▶

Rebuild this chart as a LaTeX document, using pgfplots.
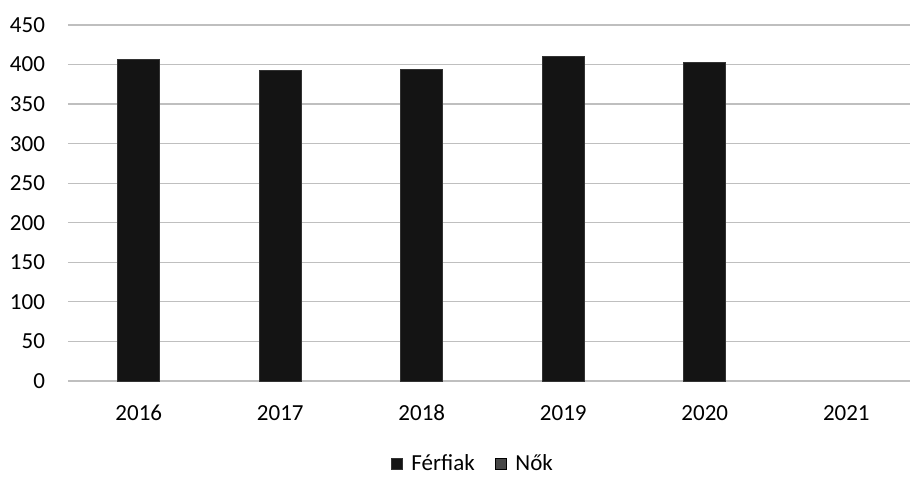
\documentclass[border=0pt]{standalone}
\usepackage{pgfplots}
\pgfplotsset{compat=1.18}
\usepackage{fontspec}
\setmainfont{Carlito}
\begin{document}
\begin{tikzpicture}[font=\fontsize{11.5}{13}\selectfont]
\begin{axis}[
  at={(0,0)}, anchor=south west,
  scale only axis,
  width=421pt, height=178pt,
  xmin=-0.5, xmax=5.45,
  ymin=0, ymax=450,
  ytick={0,50,...,450},
  xtick={0,1,2,3,4,5},
  xticklabels={2016,2017,2018,2019,2020,2021},
  axis line style={draw=none},
  major tick length=0pt,
  ymajorgrids,
  grid style={gray!50, line width=0.6pt},
  /pgf/number format/assume math mode=true,
  xticklabel style={anchor=center, yshift=-16pt},
  yticklabel style={anchor=east, xshift=-8pt},
  clip=false,
  legend style={at={(0.482,-0.233)}, anchor=center, draw=none, fill=none,
    legend columns=2, column sep=2.5pt, inner sep=0pt,
    /tikz/every even column/.append style={column sep=8pt}},
  legend image code/.code={\fill[#1] (0pt,-2.7pt) rectangle (5.4pt,2.7pt);},
]
\addplot[ybar, bar width=21pt, fill=black!92, draw=black!80, bar shift=0pt]
  coordinates {(0,407) (1,392) (2,394) (3,410) (4,403)};
\addlegendentry{Férfiak}
\addlegendimage{fill=black!72}
\addlegendentry{Nők}
\end{axis}
\path[use as bounding box] (-34pt,-48pt) rectangle (422pt,190.5pt);
\end{tikzpicture}
\end{document}
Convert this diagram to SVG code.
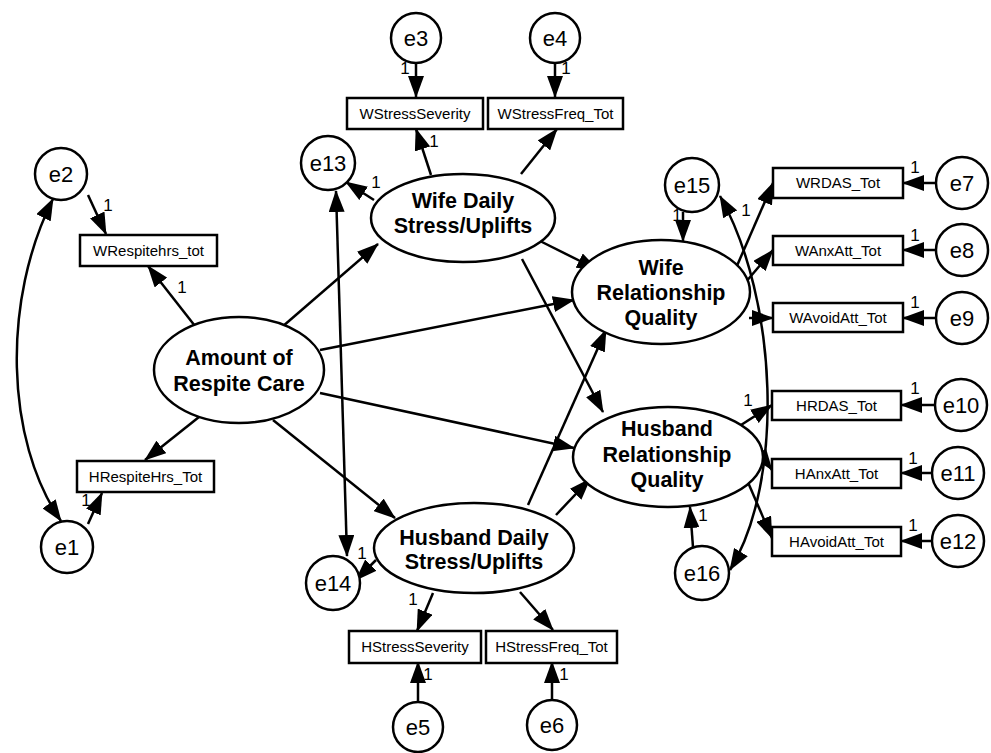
<svg xmlns="http://www.w3.org/2000/svg" width="991" height="753" viewBox="0 0 991 753">
<style>
.n{fill:#fff;stroke:#000;stroke-width:2.5}
.c{fill:none;stroke:#000;stroke-width:2.5}
.lt{font-family:"Liberation Sans",Arial,sans-serif;font-weight:bold;font-size:21.5px;text-anchor:middle}
.et{font-family:"Liberation Sans",Arial,sans-serif;font-size:22px;text-anchor:middle}
.bt{font-family:"Liberation Sans",Arial,sans-serif;font-size:15px;text-anchor:middle}
.one{font-family:"Liberation Sans",Arial,sans-serif;font-size:17px;text-anchor:middle;fill:#000}
</style>
<defs>
<marker id="a" markerWidth="22" markerHeight="16" refX="21" refY="8" orient="auto-start-reverse" markerUnits="userSpaceOnUse"><path d="M0,0 L22,8 L0,16 z" fill="#000"/></marker>
</defs>
<rect width="991" height="753" fill="#fff"/>
<g id="connectors">
<path class="c" d="M88,195 L106,234" marker-end="url(#a)"/>
<path class="c" d="M195,326 L148,266" marker-end="url(#a)"/>
<path class="c" d="M199,417 L145,460" marker-end="url(#a)"/>
<path class="c" d="M88,524 L102,493" marker-end="url(#a)"/>
<path class="c" d="M53,199 C2,300 5,440 61,521" marker-start="url(#a)" marker-end="url(#a)"/>
<path class="c" d="M416,63 L416,97" marker-end="url(#a)"/>
<path class="c" d="M555,63 L555,97" marker-end="url(#a)"/>
<path class="c" d="M431,175 L416,129" marker-end="url(#a)"/>
<path class="c" d="M521,174 L557,129" marker-end="url(#a)"/>
<path class="c" d="M374,200 L346,182" marker-end="url(#a)"/>
<path class="c" d="M336,191 L347,556" marker-start="url(#a)" marker-end="url(#a)"/>
<path class="c" d="M376,560 L356,580" marker-end="url(#a)"/>
<path class="c" d="M720,196 C778,300 785,480 730,570" marker-start="url(#a)" marker-end="url(#a)"/>
<path class="c" d="M282,327 L378,244" marker-end="url(#a)"/>
<path class="c" d="M320,350 L574,300" marker-end="url(#a)"/>
<path class="c" d="M320,393 L574,448" marker-end="url(#a)"/>
<path class="c" d="M273,420 L395,518" marker-end="url(#a)"/>
<path class="c" d="M538,240 L598,270" marker-end="url(#a)"/>
<path class="c" d="M522,259 L603,412" marker-end="url(#a)"/>
<path class="c" d="M528,505 L606,330" marker-end="url(#a)"/>
<path class="c" d="M556,515 L590,479" marker-end="url(#a)"/>
<path class="c" d="M736,268 L773,183" marker-end="url(#a)"/>
<path class="c" d="M745,283 L773,250" marker-end="url(#a)"/>
<path class="c" d="M749,318 L773,318" marker-end="url(#a)"/>
<path class="c" d="M935,183 L903,183" marker-end="url(#a)"/>
<path class="c" d="M935,250 L903,250" marker-end="url(#a)"/>
<path class="c" d="M935,318 L903,318" marker-end="url(#a)"/>
<path class="c" d="M935,405 L901,405" marker-end="url(#a)"/>
<path class="c" d="M931,473 L901,473" marker-end="url(#a)"/>
<path class="c" d="M931,541 L901,541" marker-end="url(#a)"/>
<path class="c" d="M741,425 L772,405" marker-end="url(#a)"/>
<path class="c" d="M758,451 L772,470" marker-end="url(#a)"/>
<path class="c" d="M747,480 L772,538" marker-end="url(#a)"/>
<path class="c" d="M693,547 L690,507" marker-end="url(#a)"/>
<path class="c" d="M683,212 L683,241" marker-end="url(#a)"/>
<path class="c" d="M433,593 L417,631" marker-end="url(#a)"/>
<path class="c" d="M520,592 L553,630" marker-end="url(#a)"/>
<path class="c" d="M418,701 L418,662" marker-end="url(#a)"/>
<path class="c" d="M552,699 L552,662" marker-end="url(#a)"/>
<text class="one" x="108" y="211">1</text>
<text class="one" x="182" y="293">1</text>
<text class="one" x="86" y="506">1</text>
<text class="one" x="405" y="74">1</text>
<text class="one" x="566" y="74">1</text>
<text class="one" x="434" y="147">1</text>
<text class="one" x="376" y="188">1</text>
<text class="one" x="746" y="216">1</text>
<text class="one" x="915" y="173">1</text>
<text class="one" x="915" y="241">1</text>
<text class="one" x="915" y="308">1</text>
<text class="one" x="915" y="394">1</text>
<text class="one" x="913" y="464">1</text>
<text class="one" x="913" y="531">1</text>
<text class="one" x="748" y="406">1</text>
<text class="one" x="703" y="521">1</text>
<text class="one" x="677" y="221">1</text>
<text class="one" x="362" y="559">1</text>
<text class="one" x="413" y="605">1</text>
<text class="one" x="428" y="680">1</text>
<text class="one" x="564" y="680">1</text>
</g>
<g id="e1"><circle class="n" cx="67" cy="547" r="26"/><text class="et" x="67" y="555">e1</text></g>
<g id="e2"><circle class="n" cx="61" cy="174" r="26"/><text class="et" x="61" y="182">e2</text></g>
<g id="e3"><circle class="n" cx="416" cy="38" r="25"/><text class="et" x="416" y="46">e3</text></g>
<g id="e4"><circle class="n" cx="555" cy="38" r="25"/><text class="et" x="555" y="46">e4</text></g>
<g id="e5"><circle class="n" cx="418" cy="727" r="25"/><text class="et" x="418" y="735">e5</text></g>
<g id="e6"><circle class="n" cx="552" cy="725" r="25"/><text class="et" x="552" y="733">e6</text></g>
<g id="e7"><circle class="n" cx="962" cy="183" r="26"/><text class="et" x="962" y="191">e7</text></g>
<g id="e8"><circle class="n" cx="962" cy="250" r="26"/><text class="et" x="962" y="258">e8</text></g>
<g id="e9"><circle class="n" cx="962" cy="318" r="26"/><text class="et" x="962" y="326">e9</text></g>
<g id="e10"><circle class="n" cx="961" cy="405" r="26"/><text class="et" x="961" y="413">e10</text></g>
<g id="e11"><circle class="n" cx="958" cy="473" r="26"/><text class="et" x="958" y="481">e11</text></g>
<g id="e12"><circle class="n" cx="958" cy="541" r="26"/><text class="et" x="958" y="549">e12</text></g>
<g id="e13"><circle class="n" cx="328" cy="163" r="27"/><text class="et" x="328" y="171">e13</text></g>
<g id="e14"><circle class="n" cx="333" cy="583" r="27"/><text class="et" x="333" y="591">e14</text></g>
<g id="e15"><circle class="n" cx="692" cy="185" r="27"/><text class="et" x="692" y="193">e15</text></g>
<g id="e16"><circle class="n" cx="702" cy="573" r="27"/><text class="et" x="702" y="581">e16</text></g>
<g id="WRespitehrs_tot"><rect class="n" x="80" y="235" width="137" height="31"/><text class="bt" x="148.5" y="256">WRespitehrs_tot</text></g>
<g id="HRespiteHrs_Tot"><rect class="n" x="77" y="461" width="137" height="31"/><text class="bt" x="145.5" y="482">HRespiteHrs_Tot</text></g>
<g id="WStressSeverity"><rect class="n" x="347" y="98" width="136" height="31"/><text class="bt" x="415" y="119">WStressSeverity</text></g>
<g id="WStressFreq_Tot"><rect class="n" x="488" y="98" width="135" height="31"/><text class="bt" x="555.5" y="119">WStressFreq_Tot</text></g>
<g id="WRDAS_Tot"><rect class="n" x="773" y="168" width="130" height="30"/><text class="bt" x="838" y="188">WRDAS_Tot</text></g>
<g id="WAnxAtt_Tot"><rect class="n" x="773" y="236" width="130" height="29"/><text class="bt" x="838" y="255.5">WAnxAtt_Tot</text></g>
<g id="WAvoidAtt_Tot"><rect class="n" x="773" y="303" width="130" height="29"/><text class="bt" x="838" y="322.5">WAvoidAtt_Tot</text></g>
<g id="HRDAS_Tot"><rect class="n" x="772" y="391" width="129" height="29"/><text class="bt" x="836.5" y="410.5">HRDAS_Tot</text></g>
<g id="HAnxAtt_Tot"><rect class="n" x="772" y="459" width="129" height="29"/><text class="bt" x="836.5" y="478.5">HAnxAtt_Tot</text></g>
<g id="HAvoidAtt_Tot"><rect class="n" x="772" y="527" width="129" height="29"/><text class="bt" x="836.5" y="546.5">HAvoidAtt_Tot</text></g>
<g id="HStressSeverity"><rect class="n" x="349" y="631" width="132" height="32"/><text class="bt" x="415" y="652">HStressSeverity</text></g>
<g id="HStressFreq_Tot"><rect class="n" x="486" y="631" width="131" height="32"/><text class="bt" x="551.5" y="652">HStressFreq_Tot</text></g>
<g id="AmountRespite"><ellipse class="n" cx="239" cy="370" rx="85" ry="53"/><text class="lt" x="239" y="365">Amount of</text><text class="lt" x="239" y="391">Respite Care</text></g>
<g id="WifeDaily"><ellipse class="n" cx="463" cy="218" rx="92" ry="44"/><text class="lt" x="463" y="208">Wife Daily</text><text class="lt" x="463" y="233">Stress/Uplifts</text></g>
<g id="HusbandDaily"><ellipse class="n" cx="474" cy="548" rx="100" ry="45"/><text class="lt" x="474" y="545">Husband Daily</text><text class="lt" x="474" y="569">Stress/Uplifts</text></g>
<g id="WifeRQ"><ellipse class="n" cx="661" cy="292" rx="89" ry="52"/><text class="lt" x="661" y="275">Wife</text><text class="lt" x="661" y="300">Relationship</text><text class="lt" x="661" y="325">Quality</text></g>
<g id="HusbandRQ"><ellipse class="n" cx="668" cy="457" rx="95" ry="50"/><text class="lt" x="667" y="436">Husband</text><text class="lt" x="667" y="462">Relationship</text><text class="lt" x="667" y="487">Quality</text></g>
</svg>
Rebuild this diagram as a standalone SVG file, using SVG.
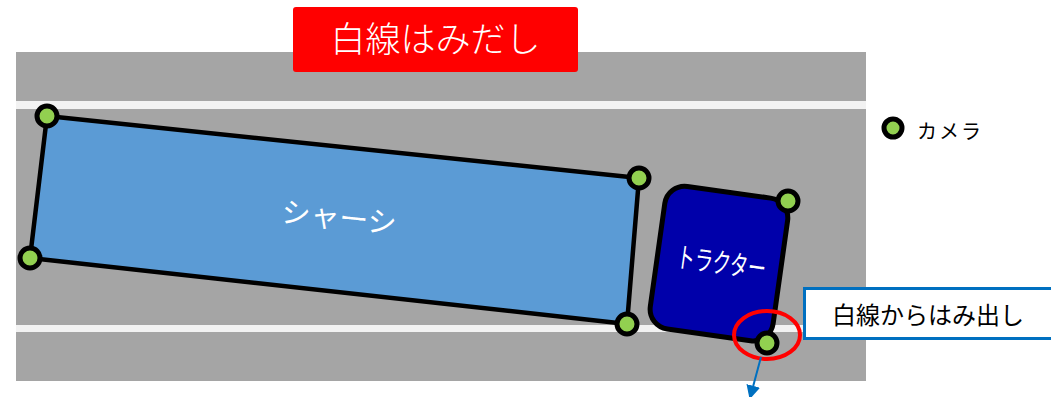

◀

§ INSTRUCTIONS FOR THE TASK
Pull every line holding "standalone" out of the records.

§ RESULT OF THIS TASK
\documentclass[border=0pt]{standalone}
Rebuild this diagram as a standalone SVG file, using SVG.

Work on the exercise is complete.